One of ways students have and use their voice is during the process of evaluation.

http://www.ethicalela.com/7-reflections-quiet-ghosts-gradings-past/

by Sarah J. Donovan, PhD on January 8, 20

Here is a short excerpt from an article well worth reading about one teacher’s approach to student evaluation.  In her approach, students become collaborators.

Grades are letters that conflate the learning from the entire semester or quarter.  I have to assign a grade for my seventh and eighth grade readers at the end of every quarter, and I struggle with this every time because their learning defies such neat, confining symbols, which is somewhat ironic because we talked a lot about symbolism in literature this term. Such is my perspective of grades.

Some students, however, see grades as part of their identity….

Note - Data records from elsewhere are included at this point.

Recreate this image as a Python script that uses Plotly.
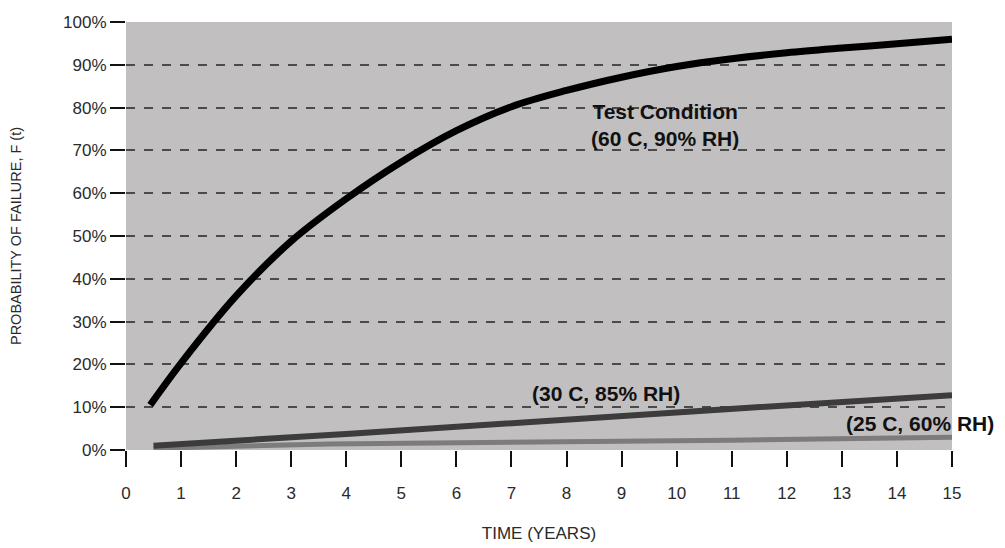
import plotly.graph_objects as go

# Data
test_years = [0.44, 1, 2, 3, 4, 5, 6, 7, 8, 9, 10, 11, 12, 13, 14, 15]
test_fail = [10.5, 20.3, 36.0, 48.8, 58.7, 67.3, 74.6, 80.2, 84.0, 87.1, 89.6, 91.4, 92.8, 93.9, 94.9, 96]

c30_years = [0.5, 4.07, 10.97, 15.0]
c30_fail = [1.0, 3.8, 9.6, 12.8]

c25_years = [0.5, 3.7, 10.97, 15.0]
c25_fail = [0.4, 1.4, 2.3, 3.0]

x_ticks = list(range(0, 16))
y_ticks = [0, 10, 20, 30, 40, 50, 60, 70, 80, 90, 100]
y_tick_text = [f"{v}%" for v in y_ticks]
grid_vals = [10, 20, 30, 40, 50, 60, 70, 80, 90]

label_test = "Test Condition<br>(60 C, 90% RH)"
label_30 = "(30 C, 85% RH)"
label_25 = "(25 C, 60% RH)"

REG = "Liberation Sans, Arial, sans-serif"

fig = go.Figure()

fig.add_trace(go.Scatter(x=c25_years, y=c25_fail, mode="lines",
                         line=dict(color="#7c7c7c", width=5), showlegend=False))
fig.add_trace(go.Scatter(x=c30_years, y=c30_fail, mode="lines",
                         line=dict(color="#3c3c3c", width=6), showlegend=False))
fig.add_trace(go.Scatter(x=test_years, y=test_fail, mode="lines",
                         line=dict(color="#000000", width=7, shape="spline", smoothing=1.0),
                         showlegend=False))

fig.update_layout(
    width=997, height=540,
    margin=dict(l=118, r=53, t=14, b=98),
    paper_bgcolor="white",
    plot_bgcolor="#c1bfc0",
    xaxis=dict(range=[0, 15], tickvals=x_ticks, ticktext=[str(v) for v in x_ticks],
               showgrid=False, zeroline=False, showline=False, automargin=False,
               ticks="outside", ticklen=16, tickwidth=2, tickcolor="#111",
               ticklabelstandoff=12,
               tickfont=dict(family=REG, size=17, color="#2a2a2a"),
               title=dict(text="TIME (YEARS)", standoff=24,
                          font=dict(family=REG, size=17, color="#2a2a2a"))),
    yaxis=dict(range=[0, 100], tickvals=y_ticks, ticktext=y_tick_text,
               showgrid=False, zeroline=False, showline=False, automargin=False,
               ticks="outside", ticklen=15, tickwidth=2, tickcolor="#111",
               ticklabelstandoff=0,
               tickfont=dict(family=REG, size=17, color="#2a2a2a"),
               title=dict(text="PROBABILITY OF FAILURE, F (t)", standoff=40,
                          font=dict(family=REG, size=14.5, color="#2a2a2a"))),
    yaxis2=dict(range=[0, 100], overlaying="y", tickvals=grid_vals, automargin=False,
                showgrid=True, gridcolor="#4a4a4a", gridwidth=2, griddash="9px,9px",
                showticklabels=False, ticks="", zeroline=False, showline=False,
                layer="below traces"),
)

# invisible trace to activate yaxis2 grid
fig.add_trace(go.Scatter(x=[None], y=[None], yaxis="y2", showlegend=False, hoverinfo="skip"))

ann_font = dict(family=REG, size=21, color="#111", weight="bold")
fig.add_annotation(x=9.79, y=76, text=label_test, showarrow=False, font=ann_font)
fig.add_annotation(x=8.72, y=13.3, text=label_30, showarrow=False, font=ann_font)
fig.add_annotation(x=14.42, y=6.3, text=label_25, showarrow=False, font=ann_font)

fig.write_html("out.html")
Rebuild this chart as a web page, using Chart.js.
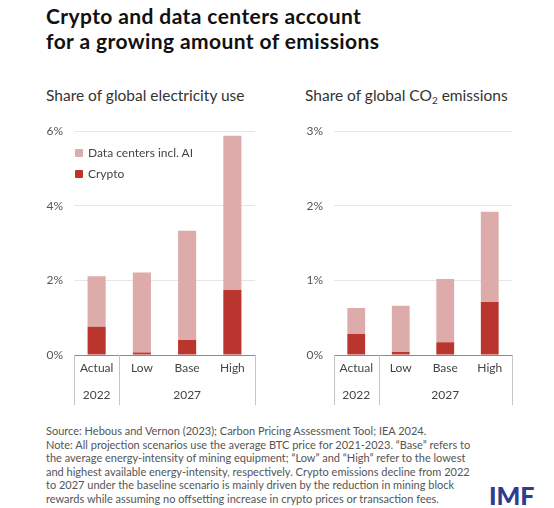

Students in junior have been carrying around these identity markers for many years and have, in some cases, committed to this the identity of a perfectionist or failure or resigned to the good enough “C’ or passing “D.” When it comes to final grades each quarter, I find myself battling these identity markers like they are ghosts hovering over and among us. The Ghosts of Grading’s Past.

In the portfolio process at the end of each quarter, I invite these ghosts into our individual grade conferences to see if we can illuminate the narratives they are whispering in our ears in the hopes that I can make space for some new, healthier perceptions of learning and self.”